After the tied vote, it would have been quite straightforward for the committee to honour their majority agreement - that is a key principle – and with me, to try and allay some people’s concerns about their recommendation, offering some reassurances. For my part, I spoke to a series of people to do just that. What actually happened was that the committee gave in to my main critic and several weeks later called a ballot on a ‘statement’ not only containing a diametrically opposite recommendation to their earlier proposal, but adding far more draconian restrictions on me and, in a covering letter, calling in emotional terms for everyone to endorse the statement.


The statement included no indication that anyone was at fault but me, and ‘required’ me to agree “not to raise divisive issues ....in our ecclesia or any other, nor to promote his views on the origin of Adam and Eve”, and not to do any ecclesial duties till at least the end of 2011. I pointed out that, because Christadelphian meetings are autonomous, it wasn’t for my own to veto what others could ask me to talk about; and stressed that if we were to move on, all the difficulties must be put set aside – including all inquisitions, tense debates, bans, restrictions, votes and the like .

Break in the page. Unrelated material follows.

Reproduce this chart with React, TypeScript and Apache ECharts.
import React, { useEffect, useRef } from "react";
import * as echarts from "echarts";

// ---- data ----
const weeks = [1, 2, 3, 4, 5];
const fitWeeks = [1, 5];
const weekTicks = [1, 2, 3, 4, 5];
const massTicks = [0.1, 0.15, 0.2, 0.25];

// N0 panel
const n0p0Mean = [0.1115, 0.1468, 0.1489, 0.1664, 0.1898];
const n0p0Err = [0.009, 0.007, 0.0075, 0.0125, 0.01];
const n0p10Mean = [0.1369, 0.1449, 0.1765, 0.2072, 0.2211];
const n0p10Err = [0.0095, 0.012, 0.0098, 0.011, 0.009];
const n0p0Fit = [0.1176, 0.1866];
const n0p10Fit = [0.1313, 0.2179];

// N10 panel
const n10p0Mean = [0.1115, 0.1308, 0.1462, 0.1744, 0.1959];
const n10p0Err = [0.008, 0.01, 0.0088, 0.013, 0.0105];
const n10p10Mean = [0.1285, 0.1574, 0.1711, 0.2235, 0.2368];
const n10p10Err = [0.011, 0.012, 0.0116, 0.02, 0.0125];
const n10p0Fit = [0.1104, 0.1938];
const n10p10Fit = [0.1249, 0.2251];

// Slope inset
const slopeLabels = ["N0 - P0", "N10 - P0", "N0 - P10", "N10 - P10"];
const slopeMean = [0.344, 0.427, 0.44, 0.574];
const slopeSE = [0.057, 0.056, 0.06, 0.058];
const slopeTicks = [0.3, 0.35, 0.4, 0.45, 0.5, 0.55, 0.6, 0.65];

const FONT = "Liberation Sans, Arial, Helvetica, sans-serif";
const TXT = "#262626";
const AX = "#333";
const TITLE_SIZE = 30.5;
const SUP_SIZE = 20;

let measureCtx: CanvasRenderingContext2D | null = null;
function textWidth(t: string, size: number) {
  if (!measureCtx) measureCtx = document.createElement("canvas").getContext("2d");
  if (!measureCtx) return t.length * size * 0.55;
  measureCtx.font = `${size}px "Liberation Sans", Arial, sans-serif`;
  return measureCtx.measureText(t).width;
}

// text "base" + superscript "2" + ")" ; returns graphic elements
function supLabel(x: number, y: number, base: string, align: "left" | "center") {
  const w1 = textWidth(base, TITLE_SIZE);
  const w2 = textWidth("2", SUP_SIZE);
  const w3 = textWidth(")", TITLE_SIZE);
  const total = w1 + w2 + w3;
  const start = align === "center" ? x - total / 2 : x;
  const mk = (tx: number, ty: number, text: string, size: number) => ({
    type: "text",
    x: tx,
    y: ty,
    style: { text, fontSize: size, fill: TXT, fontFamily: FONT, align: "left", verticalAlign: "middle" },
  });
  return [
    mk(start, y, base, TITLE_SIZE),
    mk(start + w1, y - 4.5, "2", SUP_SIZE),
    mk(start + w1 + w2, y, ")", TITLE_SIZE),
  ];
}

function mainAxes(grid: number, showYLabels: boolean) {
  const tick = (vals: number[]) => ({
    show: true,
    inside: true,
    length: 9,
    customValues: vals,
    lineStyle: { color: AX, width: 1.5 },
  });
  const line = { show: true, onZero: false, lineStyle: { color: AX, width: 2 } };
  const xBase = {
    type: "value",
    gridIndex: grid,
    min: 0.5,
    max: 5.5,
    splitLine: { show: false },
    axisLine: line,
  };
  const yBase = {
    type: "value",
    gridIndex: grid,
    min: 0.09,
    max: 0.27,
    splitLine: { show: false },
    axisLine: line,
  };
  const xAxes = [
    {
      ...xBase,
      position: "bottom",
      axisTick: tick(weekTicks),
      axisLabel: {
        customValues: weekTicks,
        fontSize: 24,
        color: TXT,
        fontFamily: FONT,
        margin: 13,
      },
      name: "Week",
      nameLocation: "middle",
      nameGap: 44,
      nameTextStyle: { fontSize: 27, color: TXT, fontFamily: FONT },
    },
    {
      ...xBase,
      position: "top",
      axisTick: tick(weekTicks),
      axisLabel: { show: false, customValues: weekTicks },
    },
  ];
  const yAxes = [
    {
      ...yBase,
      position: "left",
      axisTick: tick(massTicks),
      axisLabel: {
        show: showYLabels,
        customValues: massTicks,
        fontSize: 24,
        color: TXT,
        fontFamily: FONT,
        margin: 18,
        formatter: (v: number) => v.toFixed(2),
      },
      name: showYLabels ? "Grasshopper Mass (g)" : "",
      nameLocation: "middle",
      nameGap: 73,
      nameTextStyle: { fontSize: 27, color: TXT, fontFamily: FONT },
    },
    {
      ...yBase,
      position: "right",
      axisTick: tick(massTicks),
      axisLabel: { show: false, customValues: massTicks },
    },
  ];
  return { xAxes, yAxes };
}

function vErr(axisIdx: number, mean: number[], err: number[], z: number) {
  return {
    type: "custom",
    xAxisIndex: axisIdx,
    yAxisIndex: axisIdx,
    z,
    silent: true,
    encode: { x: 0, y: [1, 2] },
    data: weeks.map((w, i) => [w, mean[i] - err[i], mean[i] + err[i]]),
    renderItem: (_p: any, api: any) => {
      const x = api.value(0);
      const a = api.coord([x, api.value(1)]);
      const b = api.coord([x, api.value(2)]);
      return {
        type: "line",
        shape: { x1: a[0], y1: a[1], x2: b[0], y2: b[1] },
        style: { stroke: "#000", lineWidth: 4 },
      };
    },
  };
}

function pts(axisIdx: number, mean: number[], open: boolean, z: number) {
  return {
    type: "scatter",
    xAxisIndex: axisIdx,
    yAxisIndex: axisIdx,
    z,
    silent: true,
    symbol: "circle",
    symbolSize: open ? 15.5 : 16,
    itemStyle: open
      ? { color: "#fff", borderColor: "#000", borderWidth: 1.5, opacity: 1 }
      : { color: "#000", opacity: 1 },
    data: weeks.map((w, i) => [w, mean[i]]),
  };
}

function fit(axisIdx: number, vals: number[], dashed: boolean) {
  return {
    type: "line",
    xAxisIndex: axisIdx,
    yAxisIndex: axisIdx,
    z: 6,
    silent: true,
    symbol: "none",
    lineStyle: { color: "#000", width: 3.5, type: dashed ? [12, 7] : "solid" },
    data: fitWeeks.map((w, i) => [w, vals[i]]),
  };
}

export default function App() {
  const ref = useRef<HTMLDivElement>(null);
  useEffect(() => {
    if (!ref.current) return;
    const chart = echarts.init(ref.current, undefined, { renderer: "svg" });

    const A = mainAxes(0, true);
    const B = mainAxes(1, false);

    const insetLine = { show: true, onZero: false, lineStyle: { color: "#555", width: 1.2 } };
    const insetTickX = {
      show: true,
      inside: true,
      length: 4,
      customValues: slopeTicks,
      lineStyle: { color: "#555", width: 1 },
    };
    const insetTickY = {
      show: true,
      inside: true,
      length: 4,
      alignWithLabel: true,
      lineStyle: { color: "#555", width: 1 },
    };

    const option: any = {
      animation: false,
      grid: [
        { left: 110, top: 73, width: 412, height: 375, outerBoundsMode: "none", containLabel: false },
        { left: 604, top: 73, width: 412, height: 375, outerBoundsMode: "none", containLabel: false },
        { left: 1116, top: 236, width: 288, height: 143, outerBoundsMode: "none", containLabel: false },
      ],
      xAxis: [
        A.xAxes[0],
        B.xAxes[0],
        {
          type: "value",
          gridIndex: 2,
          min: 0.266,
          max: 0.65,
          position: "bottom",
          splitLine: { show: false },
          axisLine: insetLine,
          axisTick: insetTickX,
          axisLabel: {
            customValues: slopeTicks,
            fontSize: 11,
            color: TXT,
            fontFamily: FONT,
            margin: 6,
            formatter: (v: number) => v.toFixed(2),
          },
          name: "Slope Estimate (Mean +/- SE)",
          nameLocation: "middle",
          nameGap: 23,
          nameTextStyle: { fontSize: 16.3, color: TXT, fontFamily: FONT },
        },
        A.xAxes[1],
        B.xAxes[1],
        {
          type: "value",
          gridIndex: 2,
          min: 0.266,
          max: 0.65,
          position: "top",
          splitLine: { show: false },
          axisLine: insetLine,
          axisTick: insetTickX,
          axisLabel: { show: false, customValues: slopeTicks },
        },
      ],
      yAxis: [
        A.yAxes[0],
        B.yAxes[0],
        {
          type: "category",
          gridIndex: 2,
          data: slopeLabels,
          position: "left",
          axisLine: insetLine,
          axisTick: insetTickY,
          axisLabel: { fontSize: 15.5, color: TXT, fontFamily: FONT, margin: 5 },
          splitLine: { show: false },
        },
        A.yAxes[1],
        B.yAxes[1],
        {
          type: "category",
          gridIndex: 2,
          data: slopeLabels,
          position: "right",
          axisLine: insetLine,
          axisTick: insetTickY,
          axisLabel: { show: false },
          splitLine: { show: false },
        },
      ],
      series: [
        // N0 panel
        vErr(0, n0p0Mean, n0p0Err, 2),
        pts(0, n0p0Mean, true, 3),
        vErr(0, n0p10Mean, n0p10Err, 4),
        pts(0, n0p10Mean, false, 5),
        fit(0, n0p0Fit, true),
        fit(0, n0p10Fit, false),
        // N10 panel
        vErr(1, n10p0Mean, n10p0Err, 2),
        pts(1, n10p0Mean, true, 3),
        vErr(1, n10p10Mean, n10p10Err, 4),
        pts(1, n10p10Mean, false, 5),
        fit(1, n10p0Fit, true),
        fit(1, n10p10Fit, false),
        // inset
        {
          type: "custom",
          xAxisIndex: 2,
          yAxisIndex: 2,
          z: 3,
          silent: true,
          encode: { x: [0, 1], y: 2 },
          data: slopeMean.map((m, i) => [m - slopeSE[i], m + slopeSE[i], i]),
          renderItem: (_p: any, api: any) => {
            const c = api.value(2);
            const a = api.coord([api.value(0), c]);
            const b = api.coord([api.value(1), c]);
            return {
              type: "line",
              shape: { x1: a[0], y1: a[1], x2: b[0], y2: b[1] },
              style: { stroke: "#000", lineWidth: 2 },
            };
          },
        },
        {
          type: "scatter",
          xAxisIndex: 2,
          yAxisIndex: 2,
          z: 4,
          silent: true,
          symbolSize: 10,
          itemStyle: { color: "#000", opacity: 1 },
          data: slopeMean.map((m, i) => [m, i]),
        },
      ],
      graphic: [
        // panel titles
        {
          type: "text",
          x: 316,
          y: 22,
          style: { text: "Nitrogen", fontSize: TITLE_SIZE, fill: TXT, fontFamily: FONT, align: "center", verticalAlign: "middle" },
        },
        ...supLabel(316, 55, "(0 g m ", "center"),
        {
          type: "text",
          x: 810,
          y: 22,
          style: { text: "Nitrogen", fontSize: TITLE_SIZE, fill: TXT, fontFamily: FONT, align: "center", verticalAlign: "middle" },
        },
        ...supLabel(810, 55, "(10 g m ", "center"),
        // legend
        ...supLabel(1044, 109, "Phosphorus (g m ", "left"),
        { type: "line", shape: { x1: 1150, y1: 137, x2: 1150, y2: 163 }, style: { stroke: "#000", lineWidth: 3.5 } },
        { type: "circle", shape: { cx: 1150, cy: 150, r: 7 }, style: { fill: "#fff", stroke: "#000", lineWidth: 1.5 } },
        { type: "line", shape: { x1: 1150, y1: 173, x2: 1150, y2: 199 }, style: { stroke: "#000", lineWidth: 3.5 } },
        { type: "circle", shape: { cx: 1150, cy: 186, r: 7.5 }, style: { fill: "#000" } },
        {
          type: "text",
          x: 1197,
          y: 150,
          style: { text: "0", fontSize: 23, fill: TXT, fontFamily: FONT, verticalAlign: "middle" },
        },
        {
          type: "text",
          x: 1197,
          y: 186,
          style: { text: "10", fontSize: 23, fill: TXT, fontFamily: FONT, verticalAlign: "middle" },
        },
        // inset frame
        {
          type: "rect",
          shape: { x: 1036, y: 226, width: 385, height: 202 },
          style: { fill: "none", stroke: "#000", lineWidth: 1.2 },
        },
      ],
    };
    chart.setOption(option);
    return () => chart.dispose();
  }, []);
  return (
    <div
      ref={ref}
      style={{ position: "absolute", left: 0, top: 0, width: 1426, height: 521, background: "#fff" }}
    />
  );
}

Needless to say, the vote went ahead and returned a large majority against me. It’s worth reflecting on the ballot, because I find it perhaps the most disgraceful and underhand episode that I’ve encountered from those given charge of the affairs of a church. It was profoundly unfair both in process and content. Unfair in process because (a) I was given no opportunity to discuss the content of the statement that was circulated and to find words that I could endorse too, so restoring unity; (b) I was given no chance to put my case before people started to return their ballot forms - I was presented with the letter and statement after the documents had been posted to members; (c) the Sunday platform was misused to urge people to, in effect, vote against me, in effect canvassing; (d) people had little time to return papers and very little chance to speak to me even if they’d wished to.


In terms of the content of the statement, the item on me was sandwiched between sections of text with which few if any would disagree – including obviously fine sentiments about unity and a section on the statement of faith itself. Constructing the statement in this way was reminiscent of an underhand political trick: it almost guaranteed that most would vote ‘yes’ even if they would not support point 3 in isolation. And the outcome shows the ploy worked. (Well, so the vote – only 5 in my favour – suggested. Thing is, I know of rather more than that number, people I trust and who were under no pressure to tell me, who tell me quite categorically they voted ‘No’ to the proposal....which raises a very big question mark indeed)

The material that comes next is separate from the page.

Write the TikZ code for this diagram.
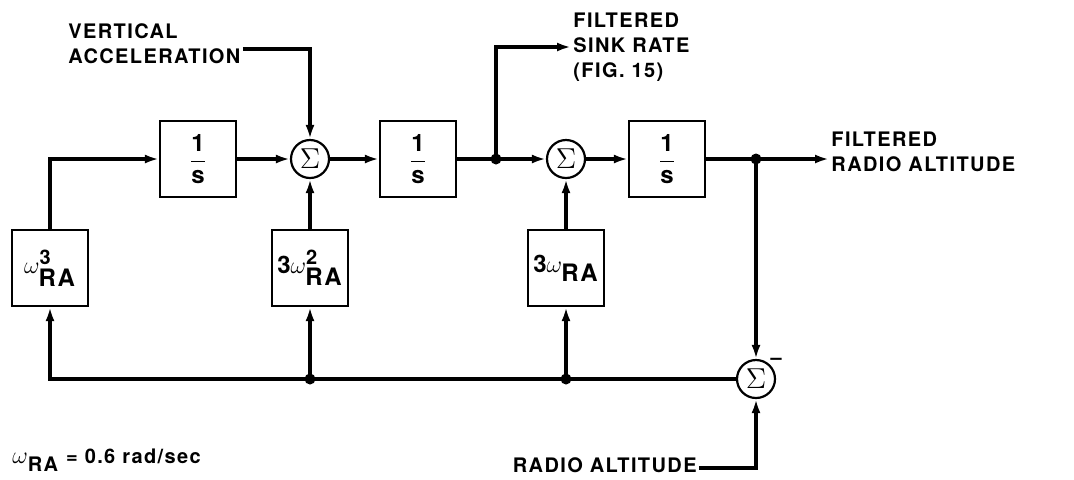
\documentclass[tikz,border=0pt]{standalone}
\usepackage{amsmath}
\usepackage{fontspec}
\setmainfont{TeX Gyre Heros}[LetterSpace=7]
\usetikzlibrary{arrows.meta,positioning}

\newcommand{\inv}{$\dfrac{\text{1}}{\text{s}}$}

\begin{document}
\begin{tikzpicture}[
  x=0.5pt, y=-0.5pt,
  font=\fontsize{10}{12.5}\selectfont\bfseries,
  blk/.style={draw, line width=1.1pt, minimum width=38pt, minimum height=38pt,
              inner sep=1pt, font=\large\bfseries},
  sumnode/.style={draw, circle, line width=1.1pt, minimum size=19pt, inner sep=0pt,
              font=\Large},
  ar/.style={-{Latex[length=7pt,width=4.5pt]}, line width=1.7pt},
  dot/.style={circle, fill, inner sep=0pt, minimum size=5.5pt},
  lbl/.style={align=left, inner sep=1pt}
]
\useasboundingbox (0,0) rectangle (1074,479);

% forward path
\node[blk] (int1) at (198,159) {\inv};
\node[sumnode] (sum1) at (310,159) {$\Sigma$};
\node[blk] (int2) at (418,159) {\inv};
\node[sumnode] (sum2) at (566,159) {$\Sigma$};
\node[blk] (int3) at (667,159) {\inv};

% gains
\node[blk] (g3) at (50,268) {$\omega^{\mbox{\normalsize 3}}_{\mbox{RA}}$};
\node[blk] (g2) at (310,268) {3$\omega^{\mbox{\normalsize 2}}_{\mbox{RA}}$};
\node[blk] (g1) at (566,268) {3$\omega_{\mbox{RA}}$};
\node[sumnode] (sum3) at (756,379) {$\Sigma$};
\node[inner sep=0pt, anchor=south west] (neg) at (sum3.north east) {--};

% texts
\node[lbl, anchor=west] (vacc) at (66,44) {VERTICAL\\ACCELERATION};
\node[lbl, anchor=west] (sink) at (571,47) {FILTERED\\SINK RATE\\(FIG. 15)};
\node[lbl, anchor=west] (out) at (829,152) {FILTERED\\RADIO ALTITUDE};
\node[lbl, anchor=east] (ralt) at (699,465) {RADIO ALTITUDE};
\node[lbl, anchor=west] (wnote) at (10,460) {{\large$\omega$}$_{\mbox{RA}}$ = 0.6 rad/sec};

\draw[ar] (g3) |- (int1);
\draw[ar] (int1) -- (sum1);
\draw[ar] ([yshift=-2.5pt]vacc.east) -| (sum1);
\draw[ar] (sum1) -- (int2);
\draw[ar] (int2) -- (sum2);
\draw[ar] (sum2) -- (int3);
\draw[ar] (int3) -- (int3 -| out.west);
\draw[ar] (g2) -- (sum1);
\draw[ar] (g1) -- (sum2);

\node[dot] (j1) at (496,159) {};
\node[dot] (j2) at (756,159) {};
\draw[ar] (j1.center) |- (sink.west);
\draw[ar] (j2.center) -- (sum3);

% feedback
\draw[ar] (sum3) -| (g3);
\node[dot] (j3) at (310,379) {};
\node[dot] (j4) at (566,379) {};
\draw[ar] (j3.center) -- (g2);
\draw[ar] (j4.center) -- (g1);
\draw[ar] ([yshift=-1.5pt]ralt.east) -| (sum3);
\end{tikzpicture}
\end{document}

So, I submit the ballot was wrong in principle, unfair in process, unfair in content, inconsistent with good charitable practice and unworthy of a Christian church. And all that at the hands of people I’d regarded as fellow believers, some indeed as friends, for many years.


Following the ballot I didn’t immediately give up on seeking reconciliation, but met with little progress. At first, they maintained the position that unless I endorsed the statement they intended to start a process leading to my expulsion. Realising perhaps how that could break up the congregation, they then issued a letter to the members, essentially subjecting me to indefinite exclusion from active participation, specifically saying the committee had no plans to make any proposal to change the situation. Further discussion led to the profoundly stupid proposal that they’d put the matter to a further vote later in 2011, thus prolonging uncertainty and practically guaranteeing renewed difficulties at a later date. I offered to step aside from active participation for six months, and invited my principal critic to do likewise (refused) as well as to offer some apology or word of conciliation, if not to me, then to others of my family he’d hurt (refused), No progress. Finally, the committee decided that they’d prevent my taking an active part during 2011, but assume that if I was still around (!) they’d deign to accept my participation after that without reigniting the problem with a further church vote.

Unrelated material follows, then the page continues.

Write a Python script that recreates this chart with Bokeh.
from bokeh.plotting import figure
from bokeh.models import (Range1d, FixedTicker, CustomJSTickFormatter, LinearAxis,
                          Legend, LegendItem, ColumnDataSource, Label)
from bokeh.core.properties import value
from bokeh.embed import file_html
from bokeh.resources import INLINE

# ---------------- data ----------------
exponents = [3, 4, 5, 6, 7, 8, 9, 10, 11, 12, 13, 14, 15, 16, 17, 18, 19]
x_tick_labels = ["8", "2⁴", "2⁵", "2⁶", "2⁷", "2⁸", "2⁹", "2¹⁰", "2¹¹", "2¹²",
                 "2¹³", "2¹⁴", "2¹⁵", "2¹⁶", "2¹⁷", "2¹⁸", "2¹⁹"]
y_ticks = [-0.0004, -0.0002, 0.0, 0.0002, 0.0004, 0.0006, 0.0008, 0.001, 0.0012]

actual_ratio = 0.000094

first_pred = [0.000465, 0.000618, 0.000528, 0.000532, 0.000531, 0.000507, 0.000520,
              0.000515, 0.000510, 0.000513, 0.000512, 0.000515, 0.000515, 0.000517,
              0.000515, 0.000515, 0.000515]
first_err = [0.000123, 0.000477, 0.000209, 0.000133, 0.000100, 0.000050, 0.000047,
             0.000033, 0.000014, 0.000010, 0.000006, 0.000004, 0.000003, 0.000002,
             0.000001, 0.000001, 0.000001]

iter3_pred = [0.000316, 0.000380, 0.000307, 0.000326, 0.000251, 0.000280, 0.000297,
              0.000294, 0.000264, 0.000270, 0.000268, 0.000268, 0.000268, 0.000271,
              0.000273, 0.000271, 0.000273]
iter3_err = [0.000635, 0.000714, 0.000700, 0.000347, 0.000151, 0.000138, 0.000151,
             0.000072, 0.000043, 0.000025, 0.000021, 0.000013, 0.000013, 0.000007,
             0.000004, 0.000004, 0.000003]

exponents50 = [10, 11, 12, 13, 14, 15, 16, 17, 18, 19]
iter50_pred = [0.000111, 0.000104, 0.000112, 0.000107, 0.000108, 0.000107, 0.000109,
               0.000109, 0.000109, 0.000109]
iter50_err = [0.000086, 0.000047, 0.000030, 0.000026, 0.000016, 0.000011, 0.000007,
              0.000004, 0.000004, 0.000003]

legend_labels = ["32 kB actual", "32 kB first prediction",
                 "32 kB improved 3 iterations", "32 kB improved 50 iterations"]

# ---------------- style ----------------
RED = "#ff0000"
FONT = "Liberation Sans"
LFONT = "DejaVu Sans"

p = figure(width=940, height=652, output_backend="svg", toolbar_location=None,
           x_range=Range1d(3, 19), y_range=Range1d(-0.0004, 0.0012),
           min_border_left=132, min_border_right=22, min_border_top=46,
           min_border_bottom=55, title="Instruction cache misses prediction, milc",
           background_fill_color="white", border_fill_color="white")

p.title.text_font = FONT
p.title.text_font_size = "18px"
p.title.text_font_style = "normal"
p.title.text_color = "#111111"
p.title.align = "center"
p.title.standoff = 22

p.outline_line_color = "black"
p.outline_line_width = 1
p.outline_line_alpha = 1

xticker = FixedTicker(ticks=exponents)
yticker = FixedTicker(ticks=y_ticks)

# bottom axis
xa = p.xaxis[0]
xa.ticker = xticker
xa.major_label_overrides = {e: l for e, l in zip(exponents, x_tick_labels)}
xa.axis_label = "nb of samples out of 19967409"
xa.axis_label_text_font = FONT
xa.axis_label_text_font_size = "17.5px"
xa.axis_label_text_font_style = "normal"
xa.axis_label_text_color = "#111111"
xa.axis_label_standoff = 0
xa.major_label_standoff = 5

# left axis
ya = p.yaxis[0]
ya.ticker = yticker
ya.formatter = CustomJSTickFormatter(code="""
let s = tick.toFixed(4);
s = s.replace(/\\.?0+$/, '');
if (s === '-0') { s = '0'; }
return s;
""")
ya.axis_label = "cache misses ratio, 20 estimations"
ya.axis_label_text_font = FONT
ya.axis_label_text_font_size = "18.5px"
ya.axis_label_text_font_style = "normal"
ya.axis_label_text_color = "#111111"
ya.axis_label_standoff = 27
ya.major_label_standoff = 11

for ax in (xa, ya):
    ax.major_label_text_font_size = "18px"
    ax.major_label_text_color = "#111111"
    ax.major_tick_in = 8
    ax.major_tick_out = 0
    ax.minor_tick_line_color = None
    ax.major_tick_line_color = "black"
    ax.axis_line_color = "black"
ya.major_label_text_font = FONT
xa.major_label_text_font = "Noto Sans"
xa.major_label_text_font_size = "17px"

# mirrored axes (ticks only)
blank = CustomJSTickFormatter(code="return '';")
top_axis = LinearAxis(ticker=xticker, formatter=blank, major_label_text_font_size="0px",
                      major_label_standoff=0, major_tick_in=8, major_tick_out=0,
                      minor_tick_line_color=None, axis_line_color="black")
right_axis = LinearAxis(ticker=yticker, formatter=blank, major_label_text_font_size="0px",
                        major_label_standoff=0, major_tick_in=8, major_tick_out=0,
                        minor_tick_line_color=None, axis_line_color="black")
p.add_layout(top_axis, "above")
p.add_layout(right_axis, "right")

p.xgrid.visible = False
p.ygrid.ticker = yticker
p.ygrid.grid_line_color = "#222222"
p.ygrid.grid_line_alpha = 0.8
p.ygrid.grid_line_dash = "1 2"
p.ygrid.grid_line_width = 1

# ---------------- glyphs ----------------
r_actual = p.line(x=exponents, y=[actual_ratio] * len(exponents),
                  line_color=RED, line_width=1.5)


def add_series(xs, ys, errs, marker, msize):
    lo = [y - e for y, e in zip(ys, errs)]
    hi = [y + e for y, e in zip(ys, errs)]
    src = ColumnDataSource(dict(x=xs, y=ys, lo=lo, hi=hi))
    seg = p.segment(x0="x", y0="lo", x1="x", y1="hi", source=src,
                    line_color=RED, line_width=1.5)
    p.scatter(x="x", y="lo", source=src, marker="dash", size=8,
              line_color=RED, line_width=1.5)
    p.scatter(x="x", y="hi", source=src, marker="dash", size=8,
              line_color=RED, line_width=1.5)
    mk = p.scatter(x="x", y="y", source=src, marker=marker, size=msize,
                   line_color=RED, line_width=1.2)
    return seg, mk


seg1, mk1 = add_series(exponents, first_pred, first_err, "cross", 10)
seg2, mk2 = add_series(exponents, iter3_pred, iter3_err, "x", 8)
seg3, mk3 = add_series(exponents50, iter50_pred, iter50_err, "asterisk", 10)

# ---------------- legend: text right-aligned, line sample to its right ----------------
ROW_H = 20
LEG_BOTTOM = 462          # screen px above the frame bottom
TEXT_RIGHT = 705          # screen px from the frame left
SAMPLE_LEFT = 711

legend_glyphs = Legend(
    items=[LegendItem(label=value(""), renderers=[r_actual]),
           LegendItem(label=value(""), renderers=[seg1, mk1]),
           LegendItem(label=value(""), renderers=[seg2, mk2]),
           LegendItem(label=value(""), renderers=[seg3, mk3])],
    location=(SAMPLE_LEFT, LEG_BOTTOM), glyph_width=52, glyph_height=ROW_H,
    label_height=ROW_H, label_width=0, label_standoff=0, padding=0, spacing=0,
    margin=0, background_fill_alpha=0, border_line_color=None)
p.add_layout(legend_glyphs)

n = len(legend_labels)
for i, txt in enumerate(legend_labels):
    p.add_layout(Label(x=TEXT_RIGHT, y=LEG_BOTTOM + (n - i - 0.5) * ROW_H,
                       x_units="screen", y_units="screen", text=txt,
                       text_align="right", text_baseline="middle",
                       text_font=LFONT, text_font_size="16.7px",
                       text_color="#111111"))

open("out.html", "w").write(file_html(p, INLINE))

After which, little communication has taken place. The Christadelphian church has an unfortunate record of sweeping problems under the carpet, letting ‘difficult’ people (for which read, those questioning the conservative point of view) quietly fade out of the picture and out of the church. I can think of too many cases for comfort; maybe I’m just one of the more recent.


All this has been especially difficult given that the opposition to me, the attempts to gag and suppress, have been at the hands of people I’d worshipped with, trusted and socialised with for many years. I have no problem with robust debate about matters of faith (and science): indeed, such a debate is healthy and can be a powerful means of testing the arguments and encouraging people to take faith seriously and search out the truth. But robust debate doesn’t justify deceit, betrayal of trust and character assassination. To me, the ballot episode is redolent of all those things. It turned a congregation where those willing to give a hearing to the views on creation and (yes, and) evolution that I hold were equally balanced by those unwilling, into one where the great majority of members were turned against me by the prejudiced nature of both content and process. It is difficult to describe the sense of betrayal you feel when people you’ve known for close on 20, even 30, years, in effect destroy your fellowship, destroy perhaps your faith in the sense you’ve previously known it. In secular life it’d be deplorable. In the Christian church, such things ought not to be.

Comments and reactions? Write to me here.


Note: The congregation in question is a Christadelphian church. Christadelphians are a lay adventist community with 'Biblical unitarian' (i.e non Trinitarian) beliefs. They have no professional ministry or formal central authority, though a strong de facto influence is exercised by the central publishing organisation based in the UK. Members commonly refer to each other as brothers and sisters. Individual congregations - usually called 'meetings' or 'ecclesias' - are autonomous and administered by a committee of male members, in this case 7, referred to as 'arranging brothers' or ABs. In this particular congregation (XXXX) of some 80 members, the church secretary is chosen from the committee by the other committee members, and the committee decide who goes on the roster to preside at, or give the talks at, the services and weekly Bible study classes. The committee members receive no special training, a fact which is sometimes all too obvious.